Wednesday, March 8, 2006

The invasion of the beta sites

BETA. It used to be just a Greek letter or a code name for programmers and geeks; today is a corporate status-symbol and is recognized by most people.

Every website and web-service seems to be released in beta in the Web 2.0 world; that is not such a bad thing, except that the beta status sometimes lingers for years. I decided to call this "the invasion of the beta-sites".

The little "BETA" icon is popping up everywhere next to brand names and company logos. The combination of the old "TM" (Trademark) and the new "BETA" is now a must-have around catchy and colorful free-service names ending in .COM.

Perhaps this period will be remembered as the era of the .BETACOMs that followed the crash of the .COMs (.ALPHACOMs?).

[Gosh, I love playing with words.]

I decided to start documenting this moment in time and create a little collection of the BETA-LOGOS. I'll add new logos to this collection and republish this post as I go. Please suggest new ones if you know of some that I missed. Subscribe to my RSS feed to get the latest updates.

You'll notice how many of these logos are from Google, which I believe started this beta-site-trend. More and more sites are opening everyday and following the Google example.

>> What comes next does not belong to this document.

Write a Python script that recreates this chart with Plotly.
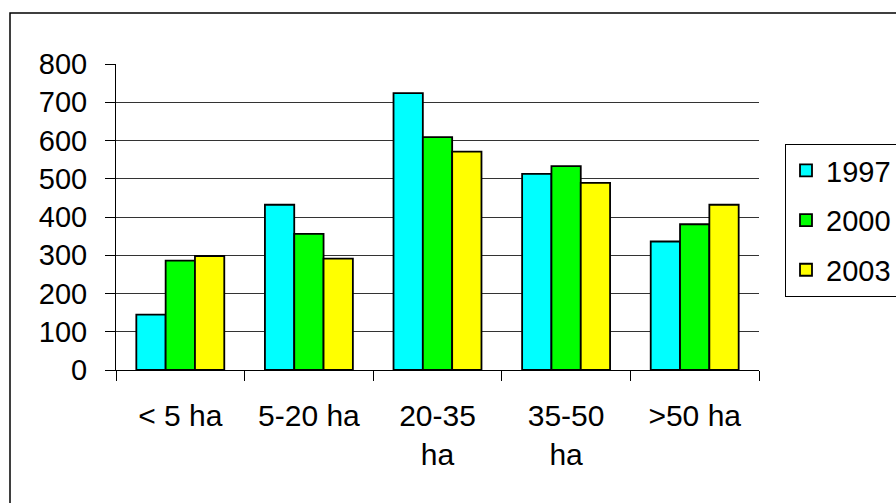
import plotly.graph_objects as go

# Farm size classes and number of holdings per survey year
categories = ["< 5 ha", "5-20 ha", "20-35<br>ha", "35-50<br>ha", ">50 ha"]
years = ["1997", "2000", "2003"]
values_1997 = [145, 432, 724, 513, 336]
values_2000 = [286, 356, 609, 533, 381]
values_2003 = [298, 291, 571, 489, 432]
y_ticks = [0, 100, 200, 300, 400, 500, 600, 700, 800]

series = [values_1997, values_2000, values_2003]
colors = ["#00FFFF", "#00FF00", "#FFFF00"]

FONT = "Arial, 'Liberation Sans', sans-serif"
W, H = 896, 503
L, R, T, B = 116, 137, 64, 133
pw, ph = W - L - R, H - T - B

fig = go.Figure()
for name, vals, col in zip(years, series, colors):
    fig.add_trace(go.Bar(
        name=name, x=categories, y=vals, legendgroup=name,
        marker=dict(color=col, line=dict(color="black", width=1.8)),
    ))

def px_x(p):
    return (p - L) / pw

def px_y(p):
    return (H - B - p) / ph

fig.update_layout(
    width=W, height=H,
    margin=dict(l=L, r=R, t=T, b=B, autoexpand=False),
    paper_bgcolor="white", plot_bgcolor="white",
    font=dict(family=FONT, size=29, color="black"),
    barmode="group", bargap=0.316, bargroupgap=0,
    showlegend=True,
    legend=dict(
        x=px_x(785), y=px_y(144), xanchor="left", yanchor="top",
        bordercolor="black", borderwidth=1, bgcolor="white",
        font=dict(family=FONT, size=29, color="black"),
        traceorder="grouped", tracegroupgap=9,
        itemwidth=30,
    ),
    xaxis=dict(
        showline=True, linecolor="black", linewidth=1,
        ticks="outside", ticklen=10, tickcolor="black", tickwidth=1,
        tickson="boundaries", showgrid=False,
        ticklabelstandoff=19,
        tickfont=dict(family=FONT, size=30, color="black"),
    ),
    yaxis=dict(
        range=[0, 800], tickvals=y_ticks,
        showline=True, linecolor="black", linewidth=1,
        ticks="outside", ticklen=10, tickcolor="black", tickwidth=1,
        showgrid=True, gridcolor="#333333", gridwidth=1,
        zeroline=False,
        ticklabelstandoff=12,
        tickfont=dict(family=FONT, size=29, color="black"),
    ),
    shapes=[dict(
        type="rect", xref="paper", yref="paper",
        x0=px_x(10), x1=px_x(W + 40), y0=px_y(H + 40), y1=px_y(13),
        line=dict(color="black", width=1.5), fillcolor="rgba(0,0,0,0)",
        layer="below",
    )],
)

fig.write_html("out.html")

NOTE: All the images in this page are owned and trademarked by the respective owners; I publish them here only for historical documentation and as a necessary veichle for commentary and criticism that is the subject of this post.






















2 comments:

balakumar said...

Very good post... :) but beta helps to test lots of wonderfull ideas... by the user...

--
Balakumar Muthu
http://i5bala.blogspot.com

__lp__ said...

balakumar: The concept of beta is good, but today is abused. Some of the sites listed have been in beta for years. Gmail for example was launched in April 2004 and it works pretty darn well. The meaning of "beta" at that point is unclear to me.